Ela fazia parte do grupo dos bituqueiros na usina, os responsáveis por recolher restos de cana que sobram no campo após o corte. Diferentemente dos cortadores de cana, aos bituqueiros não são fornecidos alimentos.
Sem espaço na sombra da tenda disponibilizada pela empresa, alguns almoçavam entre as folhas do canavial.
A refeição dada aos cortadores trazia arroz, feijão e macarrão, além de uns poucos pedaços de carne, considerados insuficientes pelos trabalhadores -mas não estão autorizados a repetir a porção.
Maria da Conceição Santos, 50, conta que ela e as colegas urinam no chão porque o banheiro fica longe.

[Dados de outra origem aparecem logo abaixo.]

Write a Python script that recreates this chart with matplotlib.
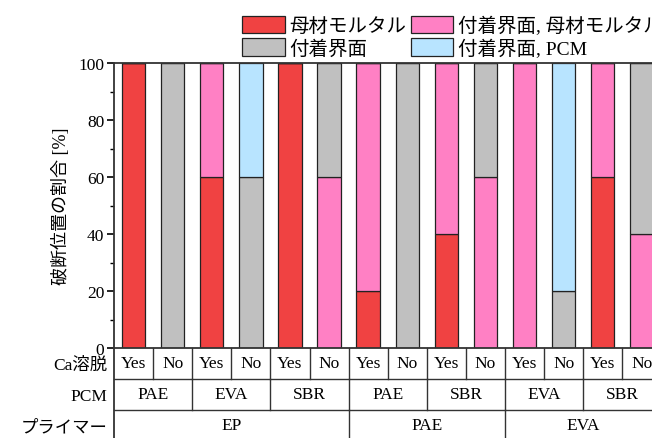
import matplotlib
matplotlib.use("Agg")
import matplotlib.pyplot as plt
import numpy as np

plt.rcParams['font.family'] = ['Liberation Serif', 'Noto Sans CJK JP']
plt.rcParams['axes.unicode_minus'] = False

# table labels under the bars
ca_leach = ['Yes', 'No', 'Yes', 'No', 'Yes', 'No', 'Yes', 'No',
            'Yes', 'No', 'Yes', 'No', 'Yes', 'No']
pcm = ['PAE', 'EVA', 'SBR', 'PAE', 'SBR', 'EVA', 'SBR']
primer = ['EP', 'PAE', 'EVA']
primer_span = [6, 4, 4]

# fracture location ratio [%]
mortar = [100, 0, 60, 0, 100, 0, 20, 0, 40, 0, 0, 0, 60, 0]
iface_mortar = [0, 0, 40, 0, 0, 60, 80, 0, 60, 60, 100, 0, 40, 40]
iface = [0, 100, 0, 60, 0, 40, 0, 100, 0, 40, 0, 20, 0, 60]
iface_pcm = [0, 0, 0, 40, 0, 0, 0, 0, 0, 0, 0, 80, 0, 0]

series = [
    (mortar, '#f04242', '母材モルタル'),
    (iface_mortar, '#ff80c4', '付着界面, 母材モルタル'),
    (iface, '#c0c0c0', '付着界面'),
    (iface_pcm, '#b8e4ff', '付着界面, PCM'),
]

fig = plt.figure(figsize=(6.52, 4.39), dpi=100)
ax = fig.add_axes([114 / 652, 90 / 439, 547.4 / 652, 285 / 439])

x = np.arange(len(ca_leach))
bottom = np.zeros(len(x))
handles = {}
for vals, col, lab in series:
    b = ax.bar(x, vals, 0.6, bottom=bottom, color=col, edgecolor='#222222',
               linewidth=0.9, label=lab, zorder=2)
    handles[lab] = b
    bottom += np.array(vals)

ax.set_xlim(-0.5, len(x) - 0.5)
ax.set_ylim(0, 100)
ax.set_yticks(np.arange(0, 101, 20))
ax.set_yticks(np.arange(10, 100, 20), minor=True)
ax.set_xticks([])
ax.tick_params(axis='y', which='major', direction='out', length=5, width=1.2,
               labelsize=12.5, pad=2)
ax.tick_params(axis='y', which='minor', direction='out', length=3, width=1.0)
for s in ['left', 'bottom', 'top']:
    ax.spines[s].set_linewidth(1.3)
    ax.spines[s].set_color('#333333')
ax.spines['right'].set_visible(False)
ax.set_ylabel('破断位置の割合 [%]', fontsize=13, labelpad=6)

# table below the axis
trans = ax.get_xaxis_transform()
rh = 31 / 285
lc = '#333333'
fs = 12.5
row_names = ['Ca溶脱', 'PCM', 'プライマー']
for i, name in enumerate(row_names):
    yc = -(i + 0.5) * rh - 0.006
    ax.text(-0.67, yc, name, transform=trans, ha='right', va='center',
            fontsize=fs)
    ax.plot([-0.5, len(x) - 0.5], [-(i + 1) * rh] * 2, transform=trans,
            color=lc, lw=1.0, clip_on=False)
ax.plot([-0.5, -0.5], [0, -3 * rh], transform=trans, color=lc, lw=1.3,
        clip_on=False)

for i, t in enumerate(ca_leach):
    ax.text(i, -0.5 * rh, t, transform=trans, ha='center', va='center',
            fontsize=fs)
    if i > 0:
        ax.plot([i - 0.5] * 2, [0, -rh], transform=trans, color=lc, lw=1.0,
                clip_on=False)

for j, t in enumerate(pcm):
    ax.text(2 * j + 0.5, -1.5 * rh, t, transform=trans, ha='center',
            va='center', fontsize=fs)
    if j > 0:
        ax.plot([2 * j - 0.5] * 2, [-rh, -2 * rh], transform=trans, color=lc,
                lw=1.0, clip_on=False)

start = 0
for k, (t, n) in enumerate(zip(primer, primer_span)):
    ax.text(start + n / 2 - 0.5, -2.5 * rh, t, transform=trans, ha='center',
            va='center', fontsize=fs)
    if k > 0:
        ax.plot([start - 0.5] * 2, [-2 * rh, -3 * rh], transform=trans,
                color=lc, lw=1.0, clip_on=False)
    start += n

order = ['母材モルタル', '付着界面', '付着界面, 母材モルタル', '付着界面, PCM']
leg = fig.legend([handles[k] for k in order], order, ncol=2, frameon=False,
                 loc='upper left', bbox_to_anchor=(242 / 652, 1 - 17 / 439),
                 fontsize=14, handlelength=2.2, handleheight=1.0,
                 handletextpad=0.25, columnspacing=0.2, labelspacing=0.15,
                 borderaxespad=0, borderpad=0)

fig.savefig('out.png', dpi=100)
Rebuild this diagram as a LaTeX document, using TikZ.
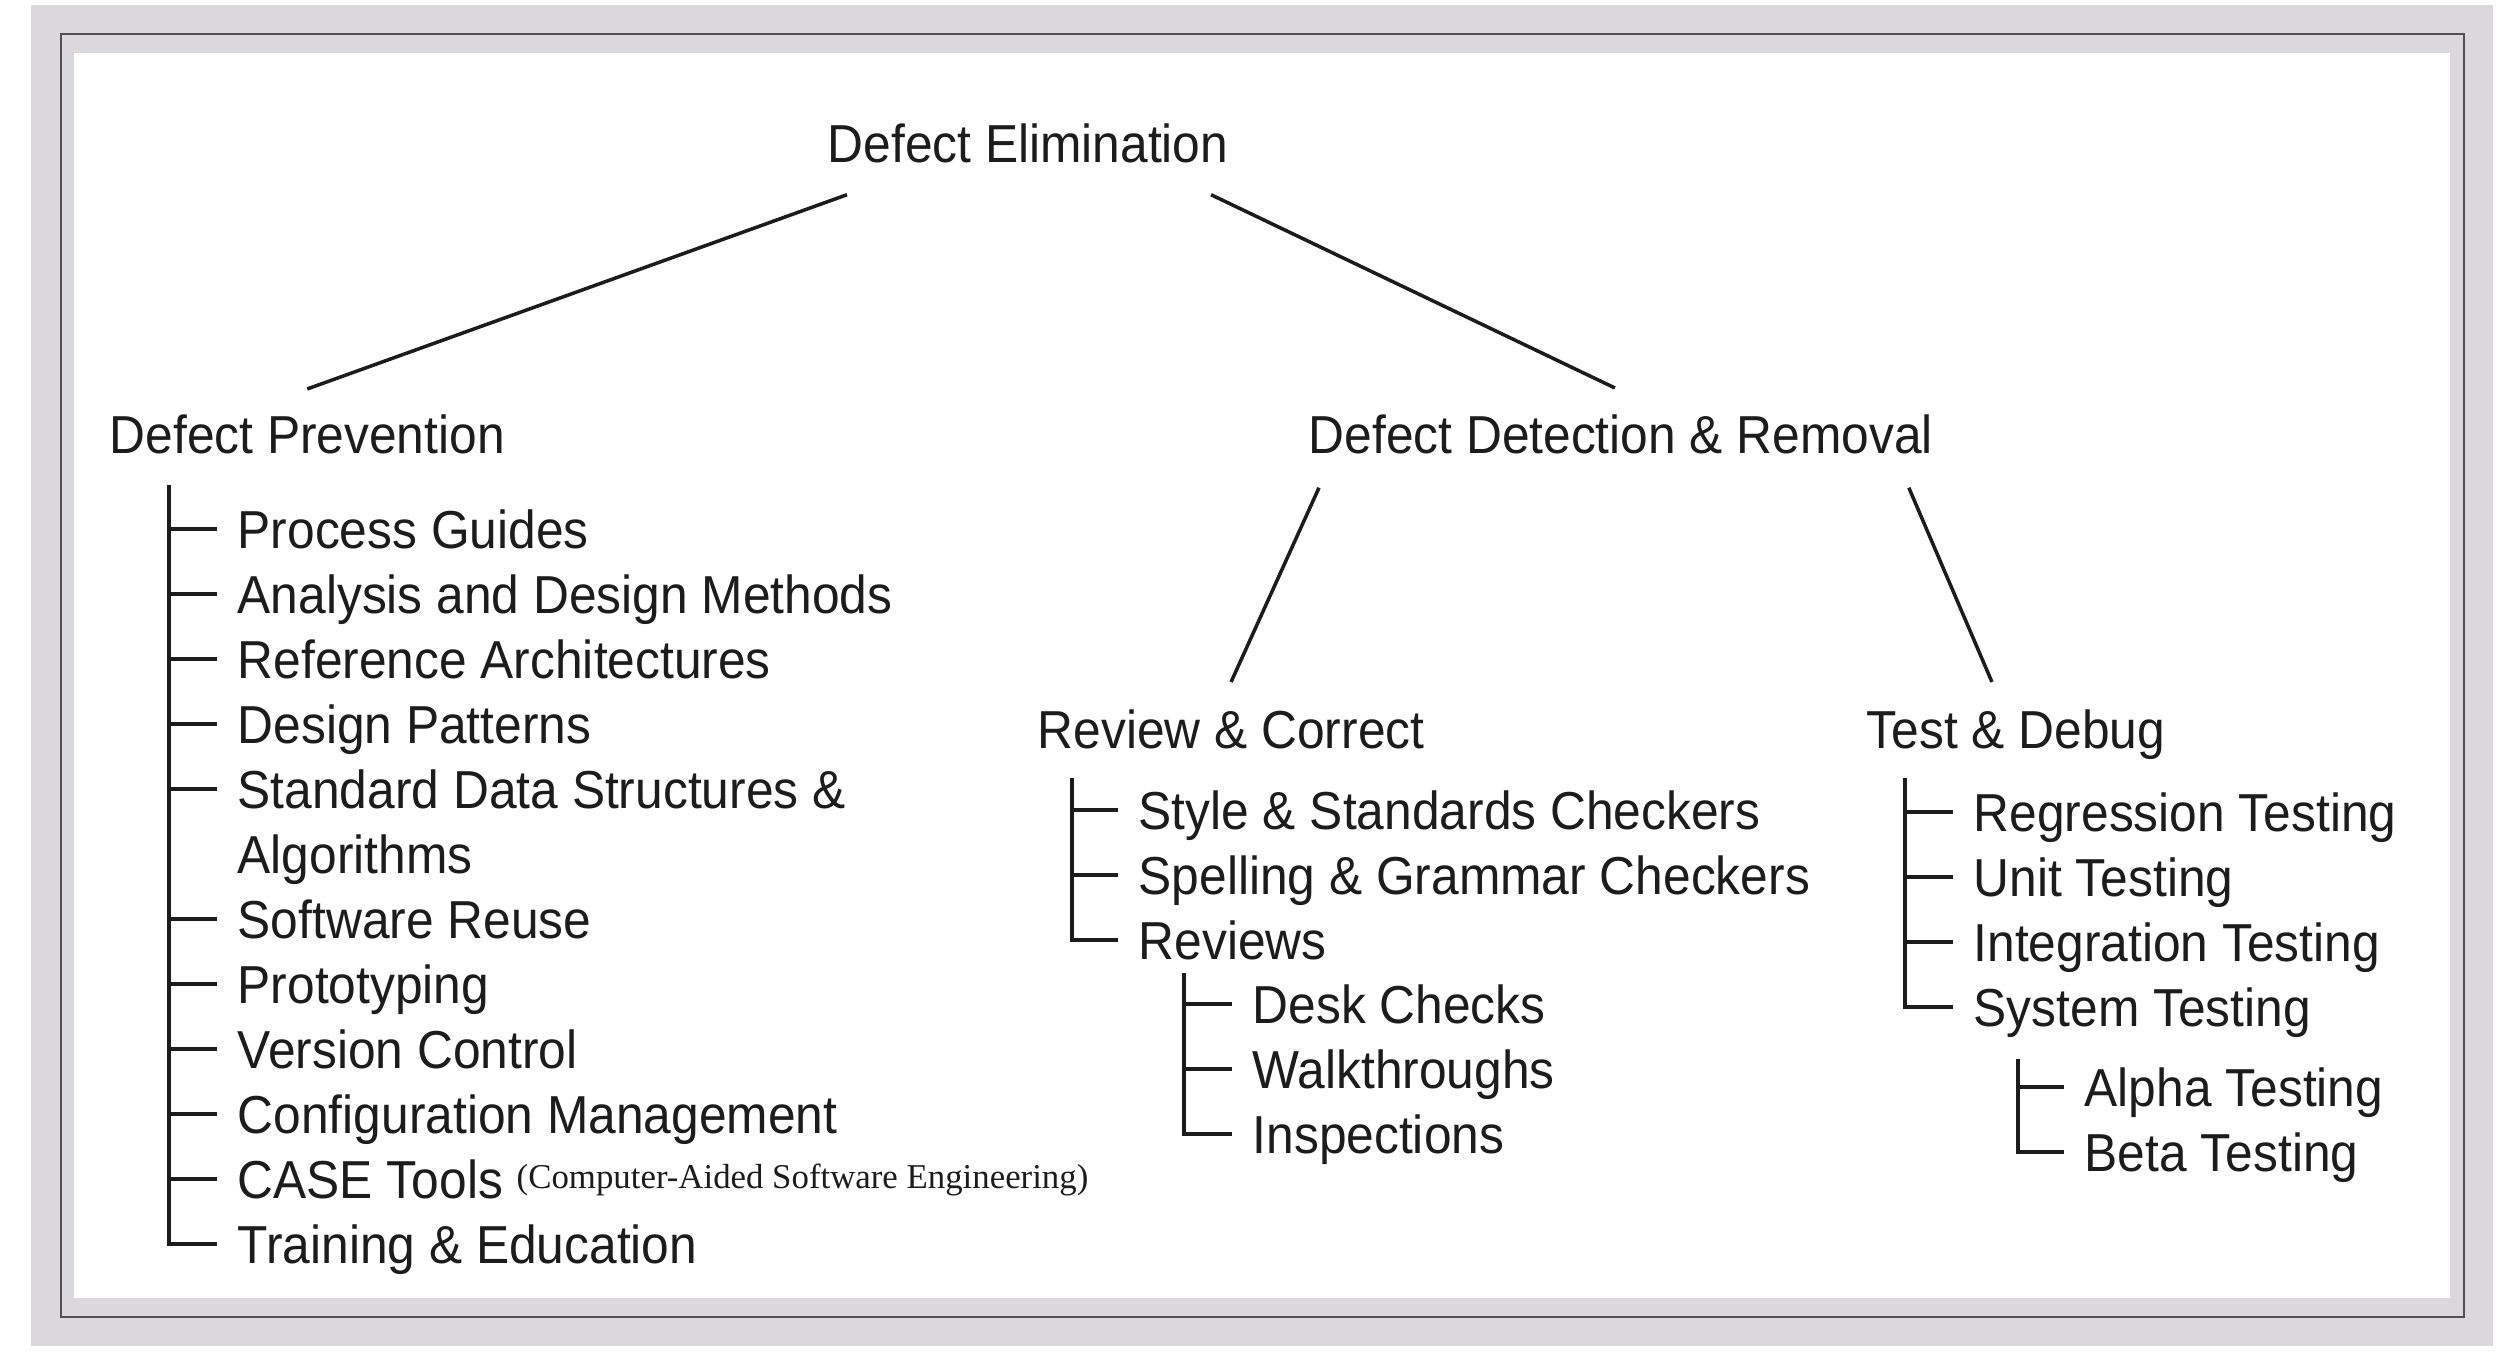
\documentclass[tikz,border=0pt]{standalone}
\usepackage{fontspec}
\setmainfont{Liberation Sans}[FakeStretch=0.93]
\newfontfamily\casefont{Liberation Serif}
\definecolor{framegrey}{RGB}{218,216,221}
\definecolor{framerule}{RGB}{80,80,84}
\definecolor{ink}{RGB}{28,28,28}
\tikzset{
  lbl/.style={anchor=base west, inner sep=0pt, text height=10.9pt, text depth=0pt,
    text=ink, font=\fontsize{15.2}{18}\selectfont},
}
\begin{document}
\begin{tikzpicture}[x=0.01cm,y=-0.01cm]
      \useasboundingbox (0,0) rectangle (2520,1354);
      \fill[framegrey] (31,5) rectangle (2493,1346);
      \draw[framerule, line width=0.6pt] (61,34) rectangle (2464,1317);
      \fill[white] (74,53) rectangle (2450,1298);
      \draw
        (827,162) node[lbl] (de){Defect Elimination}
        (109,453) node[lbl] (dp){Defect Prevention}
        (1308,453) node[lbl] (ddr){Defect Detection \& Removal}
        (1037,748) node[lbl] (rc){Review \& Correct}
        (1866,748) node[lbl] (td){Test \& Debug};
      \draw
        (237,548) node[lbl] (pg){Process Guides}
        (237,613) node[lbl] (adm){Analysis and Design Methods}
        (237,678) node[lbl] (ra){Reference Architectures}
        (237,743) node[lbl] (dpat){Design Patterns}
        (237,808) node[lbl] (sds){Standard Data Structures \&}
        (237,873) node[lbl] (alg){Algorithms}
        (237,938) node[lbl] (sr){Software Reuse}
        (237,1003) node[lbl] (pt){Prototyping}
        (237,1068) node[lbl] (vc){Version Control}
        (237,1133) node[lbl] (cm){Configuration Management}
        (237,1198) node[lbl] (ct){CASE Tools \raisebox{0.1cm}{\casefont\fontsize{9.9}{12}\selectfont(Computer-Aided Software Engineering)}}
        (237,1263) node[lbl] (te){Training \& Education};
      \draw
        (1138,829) node[lbl] (ssc){Style \& Standards Checkers}
        (1138,894) node[lbl] (sgc){Spelling \& Grammar Checkers}
        (1138,959) node[lbl] (rv){Reviews}
        (1252,1023) node[lbl] (dc){Desk Checks}
        (1252,1088) node[lbl] (wt){Walkthroughs}
        (1252,1153) node[lbl] (ins){Inspections};
      \draw
        (1973,831) node[lbl] (rt){Regression Testing}
        (1973,896) node[lbl] (ut){Unit Testing}
        (1973,961) node[lbl] (it){Integration Testing}
        (1973,1026) node[lbl] (st){System Testing}
        (2084,1106) node[lbl] (at){Alpha Testing}
        (2084,1171) node[lbl] (bt){Beta Testing};
      \coordinate (dptrunk) at (169,485);
      \coordinate (rctrunk) at (1072,778);
      \coordinate (rvtrunk) at (1184,973);
      \coordinate (tdtrunk) at (1905,778);
      \coordinate (sttrunk) at (2018,1059);
      \begin{scope}[-, ink, line width=1pt]
        \draw ([shift={(20,32)}]de.south west) to ([yshift=0.25cm]dp.north);
        \draw ([shift={(-18,32)}]de.south east) to ([shift={(-6,-26)}]ddr.north);
        \draw ([shift={(11,34)}]ddr.south west) to ([yshift=0.27cm]rc.north);
        \draw ([shift={(-25,34)}]ddr.south east) to ([shift={(-24,-27)}]td.north);
        \draw (dptrunk |- pg.west) to ([xshift=-0.2cm]pg.west);
        \draw (dptrunk |- adm.west) to ([xshift=-0.2cm]adm.west);
        \draw (dptrunk |- ra.west) to ([xshift=-0.2cm]ra.west);
        \draw (dptrunk |- dpat.west) to ([xshift=-0.2cm]dpat.west);
        \draw (dptrunk |- sds.west) to ([xshift=-0.2cm]sds.west);
        \draw (dptrunk |- sr.west) to ([xshift=-0.2cm]sr.west);
        \draw (dptrunk |- pt.west) to ([xshift=-0.2cm]pt.west);
        \draw (dptrunk |- vc.west) to ([xshift=-0.2cm]vc.west);
        \draw (dptrunk |- cm.west) to ([xshift=-0.2cm]cm.west);
        \draw (dptrunk |- ct.west) to ([xshift=-0.2cm]ct.west);
        \draw (dptrunk) |- ([xshift=-0.2cm]te.west);
        \draw (rctrunk |- ssc.west) to ([xshift=-0.2cm]ssc.west);
        \draw (rctrunk |- sgc.west) to ([xshift=-0.2cm]sgc.west);
        \draw (rctrunk) |- ([xshift=-0.2cm]rv.west);
        \draw (rvtrunk |- dc.west) to ([xshift=-0.2cm]dc.west);
        \draw (rvtrunk |- wt.west) to ([xshift=-0.2cm]wt.west);
        \draw (rvtrunk) |- ([xshift=-0.2cm]ins.west);
        \draw (tdtrunk |- rt.west) to ([xshift=-0.2cm]rt.west);
        \draw (tdtrunk |- ut.west) to ([xshift=-0.2cm]ut.west);
        \draw (tdtrunk |- it.west) to ([xshift=-0.2cm]it.west);
        \draw (tdtrunk) |- ([xshift=-0.2cm]st.west);
        \draw (sttrunk |- at.west) to ([xshift=-0.2cm]at.west);
        \draw (sttrunk) |- ([xshift=-0.2cm]bt.west);
      \end{scope}
    \end{tikzpicture}
\end{document}
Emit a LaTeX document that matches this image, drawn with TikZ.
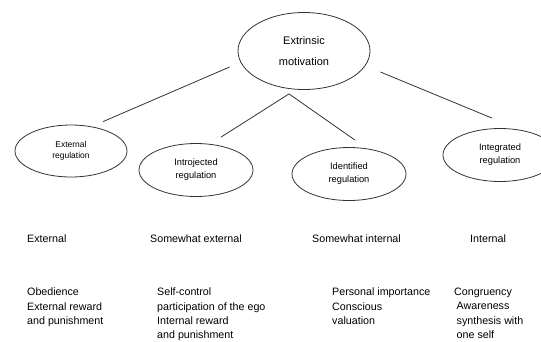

Dores nas costas e calos nas mãos são relatos comuns dos que cumprem uma jornada que começa às 6h e pode se estender até as 18h.
Quando os cortadores esticam os braços acima do corpo, uma diferença de quase um centímetro de tamanho entre os membros revela quem são destros ou canhotos, conforme o braço mais usado ao longo dos anos.
Por mais indigno que pareça, nenhum dos casos configurou trabalho análogo a escravo ou degradante pelos padrões da lei vigente, sem os efeitos da portaria.
água potável
Ilan Fonseca, procurador que atuou na operação, diz que só há resgate quando as situações degradantes são "radicais" a ponto de faltar colchão e condições térmicas adequadas para dormir, água potável, energia ou expor as vítimas a agrotóxico sem máscaras, por exemplo.
O crime também pode ser caracterizado quando a fiscalização encontra segurança armada nos estabelecimentos ou alguma estratégia para endividar os trabalhadores -artifícios usados para inibir a locomoção.
"É uma realidade que sensibiliza porque o corte da cana é pesado, são toneladas. Mas não caracteriza trabalho escravo ou degradante. Para que isso ocorresse, teria que ser ainda pior", diz Fonseca.
Nos casos que não chegam ao extremo de trabalho escravo, o procedimento padrão, explica o procurador, é dar multa para cada irregularidade ou firmar um TAC (Termo de Ajuste de Conduta). Casos mais drásticos também podem ser resolvidos com embargos de obras ou interdição das operações, antes de se optar pelo resgate dos trabalhadores.
SABONETEIRA
Detalhes como a saboneteira citada por Temer, são considerados simples irregularidades, mas precisam ser relatados em uma auditoria.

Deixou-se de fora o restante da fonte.